Including the “Shem ham’forash” in the Hebrew billboard is particularly provocative, since it is sacred and so may not be erased in print, presenting protesters with a dilemma.
According to Dave Silverman, president of American Atheists, the motive behind the signs is purely humanitarian, as they are intended to reach atheists in the Muslim and Jewish communities who may feel isolated because they are surrounded by believers.
“Those communities are designed to keep atheists in the ranks,” he says. “If there are atheists in those communities, we are reaching out to them. We are letting them know that we see them, we acknowledge them and they don’t have to live that way if they don’t want to.”
The effort to discourage faith in these two devoted, monotheistic communities, receives a special meaning because it is being launched on the week of Purim, a celebration of the Jewish victory over Amalek. In Jewish sources, the function of Amalek in Jewish history is to encourage doubt in the heart of faithful Jews.
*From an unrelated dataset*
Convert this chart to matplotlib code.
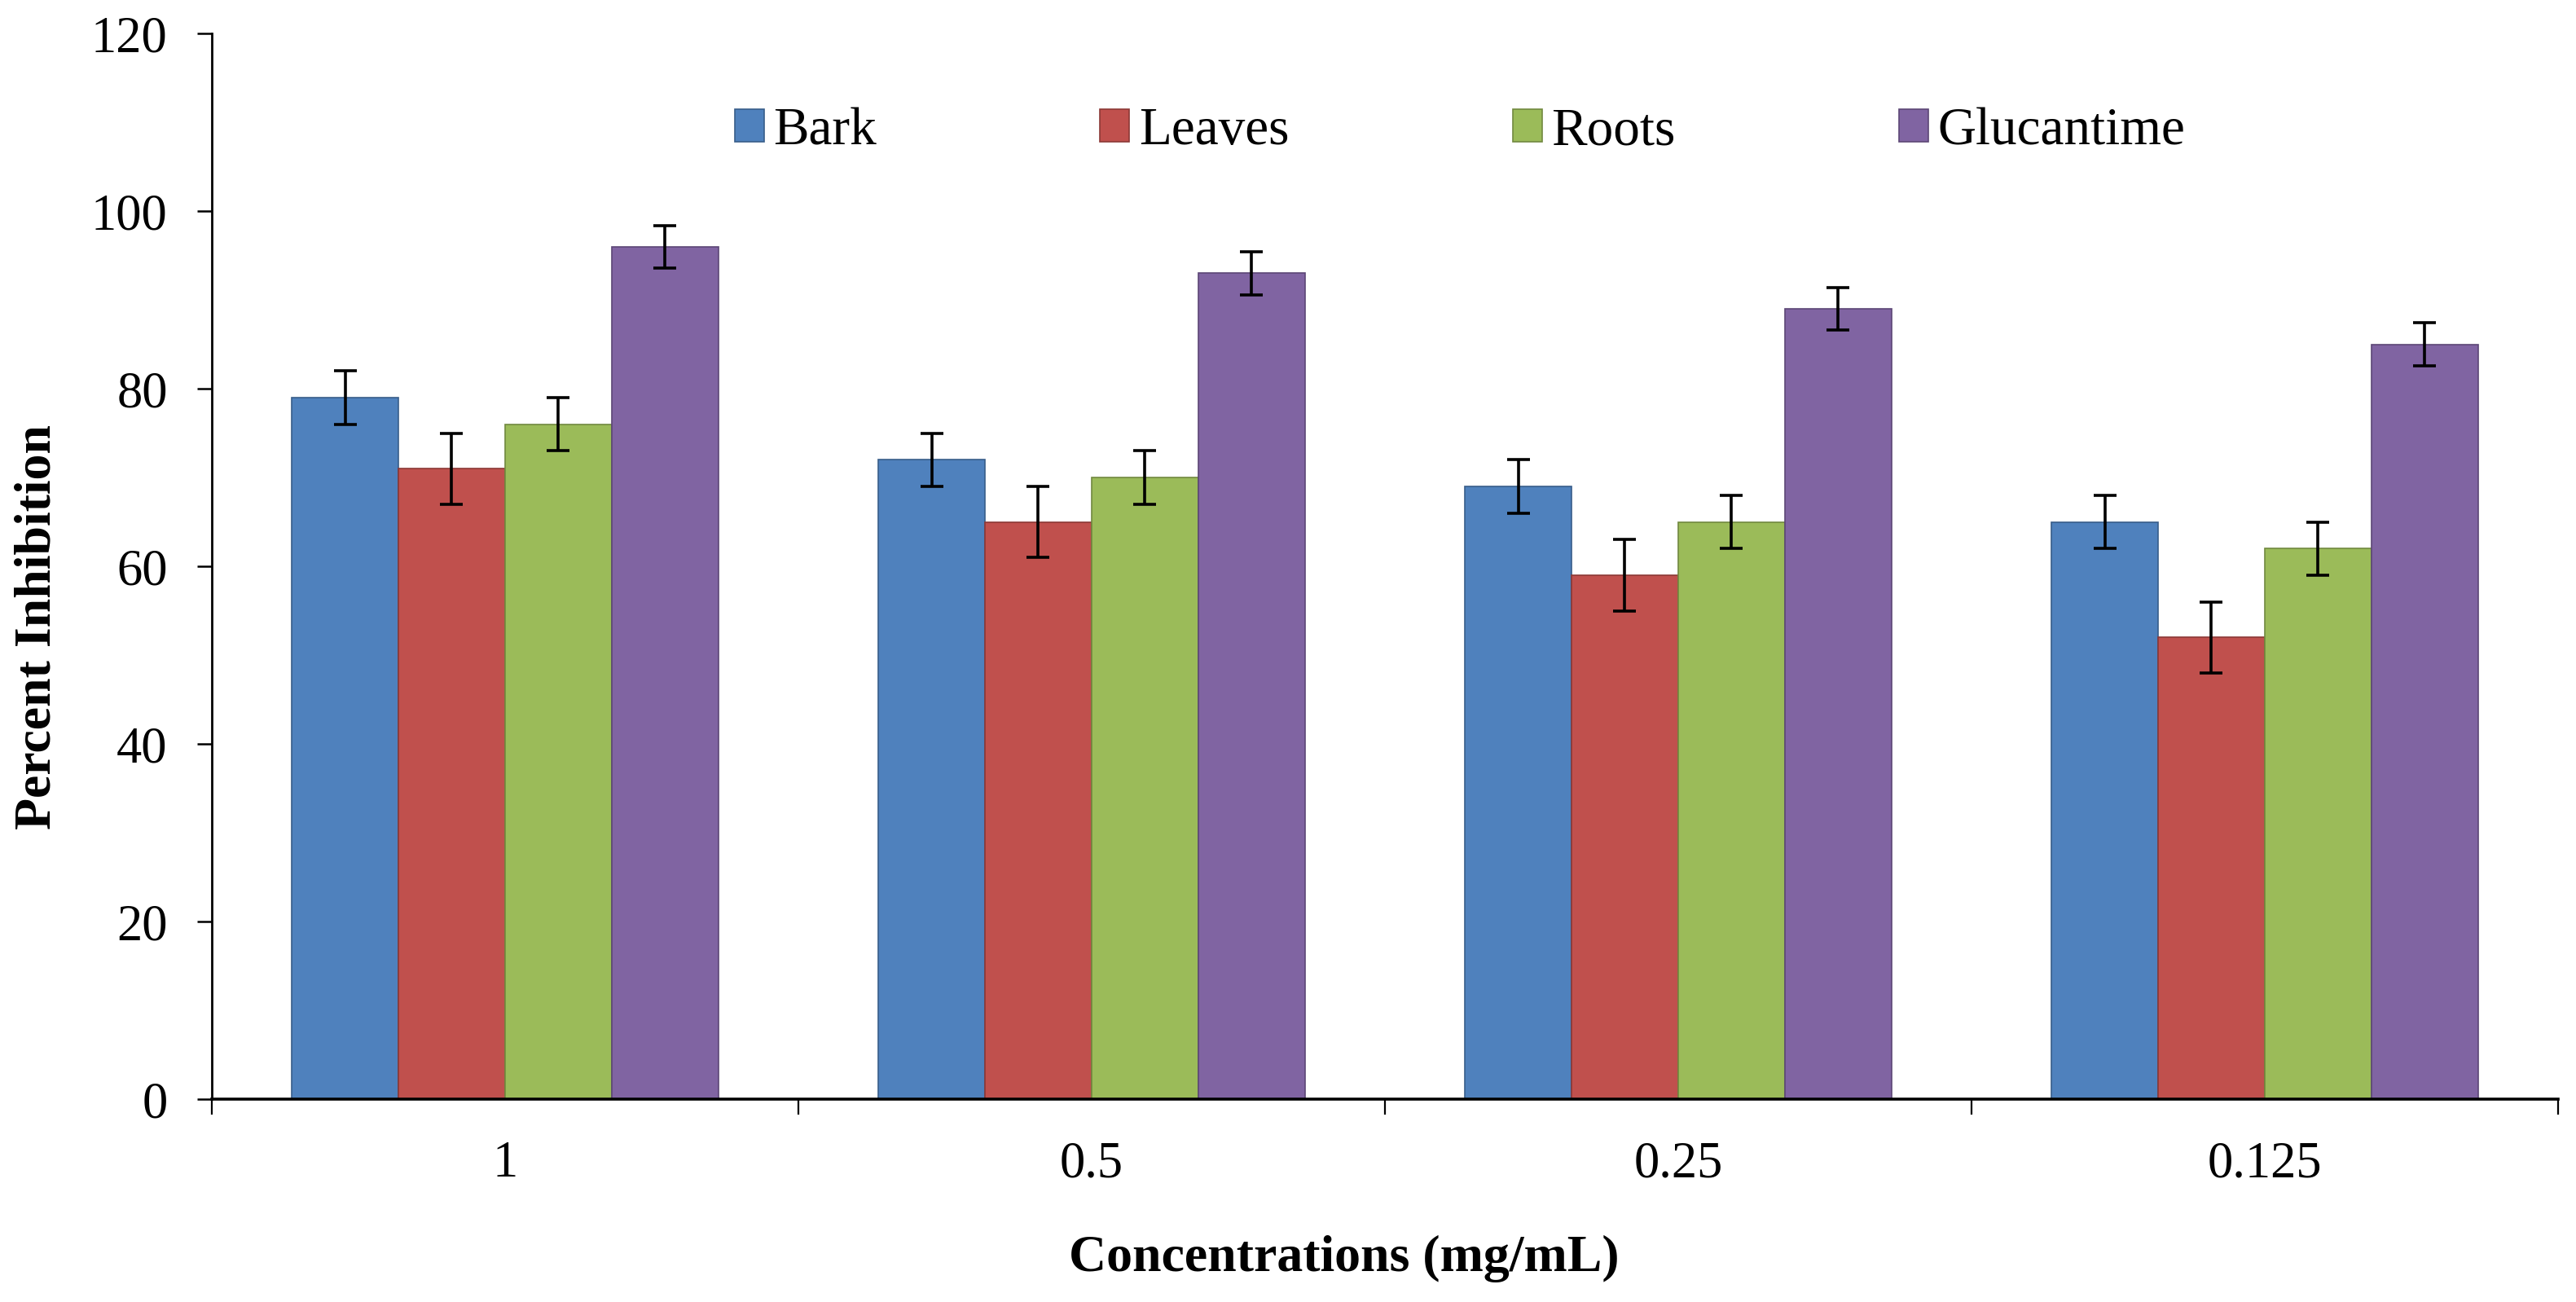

The late Christopher Hitchens depicted well the despair that has been driving atheist activists in the face of threats to their lack of faith (Atheists and agnostics make up only between 3% and 4% of the U.S. population): “Our theocratic enemy is in plain view. Protean in form, it extends from the overt menace of nuclear-armed mullahs to the insidious campaigns to have stultifying pseudo-science taught in American schools.”
But while Christian and, to a lesser extent, Muslims have been entangled in a conflict over the separation of Church and State in America, Jewish institutions have largely been staying out of those battles, and the Hasidic Jews of Williamsburg have certainly not been involved in pushing a national agenda of any kind. Posting an intrusive and insulting billboard in the midst of their neighborhood is nothing short of an unprovoked attack.
And knowing the mettle of the Hasidim of Williamsburg, they are sure to come up with a proper response.
Silverman told CNN the signs advertise the American Atheists’ upcoming convention and an atheist rally, called the Reason Rally, in Washington next month.